WORK TO DO
Only the lines from the start of the data through the line with "from matplotlib.ticker import" belong in the copy. Restate them word for word, minus the pictures.
### GIVEN MATERIAL
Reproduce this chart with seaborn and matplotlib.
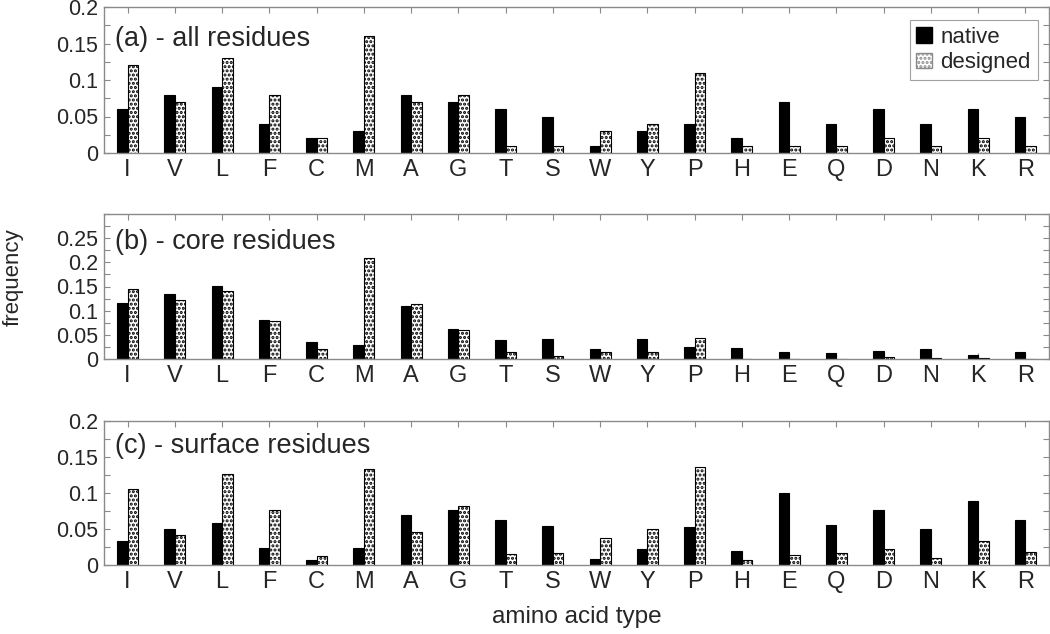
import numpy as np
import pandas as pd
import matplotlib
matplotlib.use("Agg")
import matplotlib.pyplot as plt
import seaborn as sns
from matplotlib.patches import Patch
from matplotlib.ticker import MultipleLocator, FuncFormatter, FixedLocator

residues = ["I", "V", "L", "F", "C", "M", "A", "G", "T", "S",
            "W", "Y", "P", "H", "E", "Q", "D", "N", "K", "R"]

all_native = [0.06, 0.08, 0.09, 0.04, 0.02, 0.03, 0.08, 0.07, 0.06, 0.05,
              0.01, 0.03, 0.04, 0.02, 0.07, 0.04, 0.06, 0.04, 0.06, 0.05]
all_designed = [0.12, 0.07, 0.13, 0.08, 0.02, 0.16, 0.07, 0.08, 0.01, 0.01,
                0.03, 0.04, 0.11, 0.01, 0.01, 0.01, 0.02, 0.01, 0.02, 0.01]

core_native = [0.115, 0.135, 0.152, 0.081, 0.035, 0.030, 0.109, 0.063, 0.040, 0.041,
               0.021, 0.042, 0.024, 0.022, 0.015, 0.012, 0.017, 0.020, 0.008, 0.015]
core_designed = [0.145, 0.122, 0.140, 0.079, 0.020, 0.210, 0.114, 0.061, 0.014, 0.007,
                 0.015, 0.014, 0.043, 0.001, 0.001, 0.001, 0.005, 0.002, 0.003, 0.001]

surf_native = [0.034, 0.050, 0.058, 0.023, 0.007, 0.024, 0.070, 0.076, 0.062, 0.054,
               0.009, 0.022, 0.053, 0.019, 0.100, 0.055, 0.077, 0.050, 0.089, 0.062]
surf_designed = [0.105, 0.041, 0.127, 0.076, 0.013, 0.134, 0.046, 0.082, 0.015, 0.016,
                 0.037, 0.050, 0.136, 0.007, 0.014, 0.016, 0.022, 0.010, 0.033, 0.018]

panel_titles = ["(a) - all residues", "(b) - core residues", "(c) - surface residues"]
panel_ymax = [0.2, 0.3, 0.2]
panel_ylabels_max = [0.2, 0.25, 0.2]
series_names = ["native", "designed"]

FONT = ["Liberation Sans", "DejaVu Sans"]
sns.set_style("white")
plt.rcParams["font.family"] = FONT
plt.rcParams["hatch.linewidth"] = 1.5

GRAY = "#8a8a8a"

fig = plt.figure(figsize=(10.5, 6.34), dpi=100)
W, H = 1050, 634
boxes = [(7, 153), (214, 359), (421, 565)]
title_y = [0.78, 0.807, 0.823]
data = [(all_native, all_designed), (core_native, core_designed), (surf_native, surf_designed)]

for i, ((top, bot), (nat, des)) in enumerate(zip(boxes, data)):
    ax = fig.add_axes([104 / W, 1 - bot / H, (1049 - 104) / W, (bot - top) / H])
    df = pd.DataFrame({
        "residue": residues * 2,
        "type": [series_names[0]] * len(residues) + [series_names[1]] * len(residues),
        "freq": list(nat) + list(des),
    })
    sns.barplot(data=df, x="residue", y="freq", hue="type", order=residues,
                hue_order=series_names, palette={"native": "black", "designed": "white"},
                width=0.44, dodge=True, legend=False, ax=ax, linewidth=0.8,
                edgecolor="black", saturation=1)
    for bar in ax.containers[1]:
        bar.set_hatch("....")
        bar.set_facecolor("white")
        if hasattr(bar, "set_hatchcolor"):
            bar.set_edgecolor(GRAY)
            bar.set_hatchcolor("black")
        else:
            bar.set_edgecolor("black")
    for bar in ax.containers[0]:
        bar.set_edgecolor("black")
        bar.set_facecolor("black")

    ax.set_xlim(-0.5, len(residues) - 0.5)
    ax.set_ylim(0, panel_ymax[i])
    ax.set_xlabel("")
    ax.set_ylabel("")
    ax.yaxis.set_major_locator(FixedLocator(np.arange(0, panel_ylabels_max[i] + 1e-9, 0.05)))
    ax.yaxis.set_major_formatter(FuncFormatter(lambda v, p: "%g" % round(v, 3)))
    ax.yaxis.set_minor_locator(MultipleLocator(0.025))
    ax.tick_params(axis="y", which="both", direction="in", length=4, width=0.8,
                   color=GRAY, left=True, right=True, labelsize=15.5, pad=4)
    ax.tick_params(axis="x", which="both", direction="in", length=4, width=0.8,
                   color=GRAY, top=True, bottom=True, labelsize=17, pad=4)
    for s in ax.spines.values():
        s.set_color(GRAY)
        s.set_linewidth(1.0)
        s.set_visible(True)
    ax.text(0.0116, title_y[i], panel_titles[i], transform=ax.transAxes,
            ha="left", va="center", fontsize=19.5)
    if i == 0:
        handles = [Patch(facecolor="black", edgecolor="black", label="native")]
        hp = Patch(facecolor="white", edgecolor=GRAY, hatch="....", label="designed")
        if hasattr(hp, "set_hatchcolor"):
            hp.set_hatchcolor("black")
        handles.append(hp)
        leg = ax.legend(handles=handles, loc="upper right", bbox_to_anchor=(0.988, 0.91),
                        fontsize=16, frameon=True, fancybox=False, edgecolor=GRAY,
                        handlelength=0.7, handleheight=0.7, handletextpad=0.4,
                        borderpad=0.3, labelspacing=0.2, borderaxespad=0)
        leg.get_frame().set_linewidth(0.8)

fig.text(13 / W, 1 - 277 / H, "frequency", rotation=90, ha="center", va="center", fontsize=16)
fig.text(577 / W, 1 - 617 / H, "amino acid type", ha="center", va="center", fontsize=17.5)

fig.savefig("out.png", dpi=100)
######
WRITTEN SOLUTION
Reproduce this chart with seaborn and matplotlib.
import numpy as np
import pandas as pd
import matplotlib
matplotlib.use("Agg")
import matplotlib.pyplot as plt
import seaborn as sns
from matplotlib.patches import Patch
from matplotlib.ticker import MultipleLocator, FuncFormatter, FixedLocator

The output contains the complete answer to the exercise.